И тут же вокруг меня воцарилась абсолютная тишина, сопутствующая катастрофам. Я боялся открыть глаза, увидеть пепел руин. И стоя так оглушенный своим надменным грехом и глядя в землю, ожидал, что небо и земля меня уничтожат и это будет справедливо. Но, поскольку проклятие не свершилось, я вскоре поднял отяжелевшие глаза. И — о чудо! — никого рядом со мной не было, никто меня не слышал, никто.
День за днем уходили каникулы. Пришла Рождественская ночь, геометрически четкая и чистая, как большой черный хрусталь. Подоспел день января, свежий первозданный, пришли волхвы со своими магическими пророчествами. Здесь, в этой пустой комнате, где я пишу эти строки, все вспоминается мне с большим волнением. К испытанной некогда боли примешивается постоянная неизбывная тоска, едва ли связанная с тем или иным конкретным моментом, потому что теперь, когда я оживляю прошлое, все окутывает удивительный ореол.
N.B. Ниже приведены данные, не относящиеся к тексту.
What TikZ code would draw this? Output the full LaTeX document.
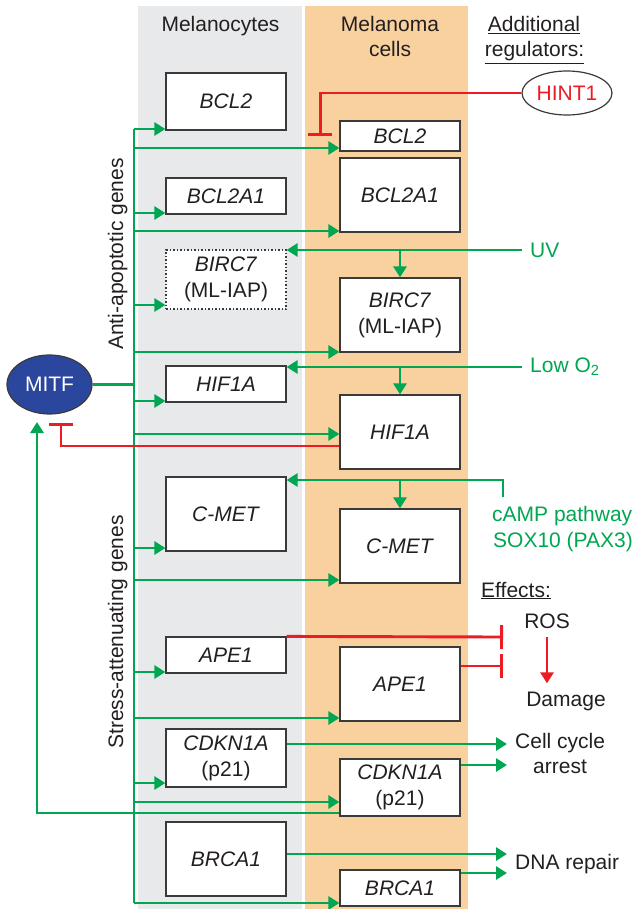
\documentclass[tikz,border=0pt]{standalone}
\usepackage{fontspec}
\setmainfont{Liberation Sans}
\usetikzlibrary{arrows.meta,shapes.geometric}
\definecolor{gr}{HTML}{00A651}
\definecolor{rd}{HTML}{ED1C24}
\definecolor{colgray}{HTML}{E8E9EA}
\definecolor{colorg}{HTML}{F9D19F}
\definecolor{mitfblue}{HTML}{2B479D}
\definecolor{txt}{HTML}{231F20}
\definecolor{boxc}{HTML}{3A3A3A}
\begin{document}
\begin{tikzpicture}[x=1pt,y=-1pt,
  every node/.style={font=\fontsize{21pt}{26pt}\selectfont, text=txt},
  genebox/.style={draw=boxc, line width=1.2pt, fill=white, inner sep=0pt, align=center, minimum width=120pt},
  gline/.style={draw=gr, line width=2.9pt},
  garr/.style={draw=gr, line width=2.9pt, -{Triangle[length=11pt,width=13pt]}},
  rarr/.style={draw=rd, line width=2.9pt, -{Triangle[length=11pt,width=13pt]}},
  rinh/.style={draw=rd, line width=2.9pt, -{Bar[width=24pt]}},
  reg/.style={text=gr, inner xsep=8pt, inner ysep=2pt, anchor=west}
]
\useasboundingbox (0,0) rectangle (633,909);
% columns
\fill[colgray] (138,6) rectangle (302,909);
\fill[colorg] (305,6) rectangle (468,909);

% headers
\node[anchor=base] (h1) at (220.5,32) {Melanocytes};
\node[anchor=base] (h2) at (390,32) {Melanoma};
\node[anchor=base] (h3) at (390,57) {cells};
\node[anchor=base] (h4) at (534,32) {\underline{Additional}};
\node[anchor=base] (h5) at (534.5,57) {\underline{regulators:}};

% rotated labels
\node[rotate=90, anchor=base] (anti) at (123,254) {Anti-apoptotic genes};
\node[rotate=90, anchor=base] (stress) at (123,632) {Stress-attenuating genes};

% melanocyte boxes
\node[genebox, minimum height=57pt] (m1) at (226,101.5) {\textit{BCL2}};
\node[genebox, minimum height=36pt] (m2) at (226,196) {\textit{BCL2A1}};
\node[genebox, minimum height=59pt, dash pattern=on 1.5pt off 2pt] (m3) at (226,279.5) {\textit{BIRC7}\\(ML-IAP)};
\node[genebox, minimum height=36pt] (m4) at (226,384) {\textit{HIF1A}};
\node[genebox, minimum height=74pt] (m5) at (226,514) {\textit{C-MET}};
\node[genebox, minimum height=36pt] (m6) at (226,655) {\textit{APE1}};
\node[genebox, minimum height=58pt] (m7) at (226,758) {\textit{CDKN1A}\\(p21)};
\node[genebox, minimum height=74pt] (m8) at (226,859) {\textit{BRCA1}};

% melanoma boxes
\node[genebox, minimum height=30pt] (c1) at (400,136) {\textit{BCL2}};
\node[genebox, minimum height=74pt] (c2) at (400,195) {\textit{BCL2A1}};
\node[genebox, minimum height=74pt] (c3) at (400,315) {\textit{BIRC7}\\(ML-IAP)};
\node[genebox, minimum height=74pt] (c4) at (400,432) {\textit{HIF1A}};
\node[genebox, minimum height=74pt] (c5) at (400,546) {\textit{C-MET}};
\node[genebox, minimum height=74pt] (c6) at (400,684) {\textit{APE1}};
\node[genebox, minimum height=57pt] (c7) at (400,787.5) {\textit{CDKN1A}\\(p21)};
\node[genebox, minimum height=36pt] (c8) at (400,888) {\textit{BRCA1}};

% MITF
\node[ellipse, draw=boxc, line width=1.2pt, fill=mitfblue, text=white, minimum width=85pt, minimum height=59pt, inner sep=0pt] (mitf) at (49.5,384.5) {MITF};
\coordinate (tr) at (134,0);
\coordinate (mitfin) at (61,423);
\coordinate (mitfup) at (37,422);

% trunk
\draw[gline] (tr|-0,129) -- (tr|-0,903);
\draw[gline] (mitf.east) -- (tr|-mitf.east);

% trunk arrows
\draw[garr] (tr|-0,129) -- (m1.west|-0,129);
\draw[garr] (tr|-0,148) -- (c1.west|-0,148);
\draw[garr] (tr|-0,213) -- (m2.west|-0,213);
\draw[garr] (tr|-0,231) -- (c2.west|-0,231);
\draw[garr] (tr|-0,305) -- (m3.west|-0,305);
\draw[garr] (tr|-0,352) -- (c3.west|-0,352);
\draw[garr] (tr|-0,401) -- (m4.west|-0,401);
\draw[garr] (tr|-0,434) -- (c4.west|-0,434);
\draw[garr] (tr|-0,548) -- (m5.west|-0,548);
\draw[garr] (tr|-0,580) -- (c5.west|-0,580);
\draw[garr] (tr|-0,672) -- (m6.west|-0,672);
\draw[garr] (tr|-0,718) -- (c6.west|-0,718);
\draw[garr] (tr|-0,783) -- (m7.west|-0,783);
\draw[garr] (tr|-0,802) -- (c7.west|-0,802);
\draw[garr] (tr|-0,903) -- (c8.west|-0,903);

% feedback loops to MITF
\draw[rinh] (c4.west|-0,446) -| (mitfin);
\draw[garr] (c7.west|-0,813) -| (mitfup);

% HINT1
\node[ellipse, draw=boxc, line width=1.2pt, fill=white, text=rd, minimum width=90pt, minimum height=44pt, inner sep=0pt] (hint) at (567,93) {HINT1};
\draw[rinh] (hint.west) -| ([xshift=-19pt]c1.west);

% UV
\node[reg] (uv) at (522,250) {UV};
\draw[garr] (uv.west) -- (m3.east|-uv.west);
\draw[garr] (c3.north|-uv.west) -- (c3.north);

% Low O2
\node[reg] (lowo) at (522,367) {Low O\textsubscript{2}};
\draw[garr] (lowo.west) -- (m4.east|-lowo.west);
\draw[garr] (c4.north|-lowo.west) -- (c4.north);

% cAMP
\node[anchor=base west, text=gr, inner sep=0pt] (camp1) at (492,521) {cAMP pathway};
\node[anchor=base west, text=gr, inner sep=0pt] (camp2) at (493,547) {SOX10 (PAX3)};
\coordinate (campc) at (503,497);
\draw[garr, line join=miter] (campc) |- (m5.east|-0,480);
\draw[garr] (c5.north|-0,480) -- (c5.north);

% Effects
\node[anchor=base west, inner sep=0pt] (eff) at (481,597) {\underline{Effects:}};
\node[anchor=base, inner sep=0pt] (ros) at (547,628) {ROS};
\node[anchor=base, inner sep=0pt] (dmg) at (566,706) {Damage};
\coordinate (rs) at ([yshift=-9pt]ros.south);
\coordinate (dn) at ([yshift=8pt]dmg.north);
\draw[rarr] (rs) -- (rs|-dn);
\coordinate (rosA) at (503,637);
\coordinate (rosB) at (503,666);
\draw[rinh] (m6.north east) -- (rosA);
\draw[rinh] (c6.east|-rosB) -- (rosB);

% cell cycle arrest
\node[anchor=base west, inner sep=0pt] (cc) at (515,748) {Cell cycle};
\node[anchor=base, inner sep=0pt] (arr) at (560,773) {arrest};
\coordinate (cc1) at (507,744);
\coordinate (cc2) at (507,765);
\draw[garr] (m7.east|-cc1) -- (cc1);
\draw[garr] (c7.east|-cc2) -- (cc2);

% DNA repair
\node[anchor=base west, inner sep=0pt] (dna) at (515,869) {DNA repair};
\coordinate (dn1) at (507,854);
\coordinate (dn2) at (507,873);
\draw[garr] (m8.east|-dn1) -- (dn1);
\draw[garr] (c8.east|-dn2) -- (dn2);
\end{tikzpicture}
\end{document}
Вспоминая прошлое, я вспоминаю отдельные моменты: бегущий по стеклам окон дождь или то холодное утро в церкви. Но что было конкретно тогда, что тогда меня так взволновало? Вот почему я ворошу свою память той далекой Рождественской ночи, в которую все же, знаю, я страдал от усталости и тоски. Так, чуть ли не с угрызениями совести я слышу неясный зов голосов в нефе церкви и вспоминаю жуткий холод заморозков, сидя около воображаемого мною камина. В далекой белизне для меня снова рождается чистая песнь, рождается и поднимается по долгой кривой неба, подобно солнцу, которое раскрывается веером над тишиной земли. Оцепенение тумана рассеивается в хрустальном пространстве. Вспоминаю горячий ужин в полночь, белый и процеженный холод, который коснулся моего лица, когда я распахнул окно, вспоминаю большой костер из дров упавшего сухого дерева, который высоко вверх поднимался на церковном дворе. Потом память выхватывает отдельные моменты прошлого, пугающие, как внезапное нападение из-за угла. Неожиданно слышу в печальной бесплодности коротких зимних ночей стук деревянных башмаков возвращающихся с полей крестьян, звонко отдающийся от каменных плит церковного двора, или покашливание тех, кто в суровых сумерках встает до рассвета, вспоминаю еще плохо различимые фигуры движущихся людей, остановившихся на обочине дороги, и смотревших на гору, и ведущих немой разговор со временем; вспоминаю тонкую пыль инея на темных дорожках, безмятежную радость чистого утра, летящую к солнцу, и ветры, приходящие с горного хребта, покрытого черным плащом ночи, неожиданно разоряющие деревню. Но вдруг нечто конкретное сменяется нечетким размытым, воспоминания ускользают, и я вновь погружаюсь в ярость одиночества.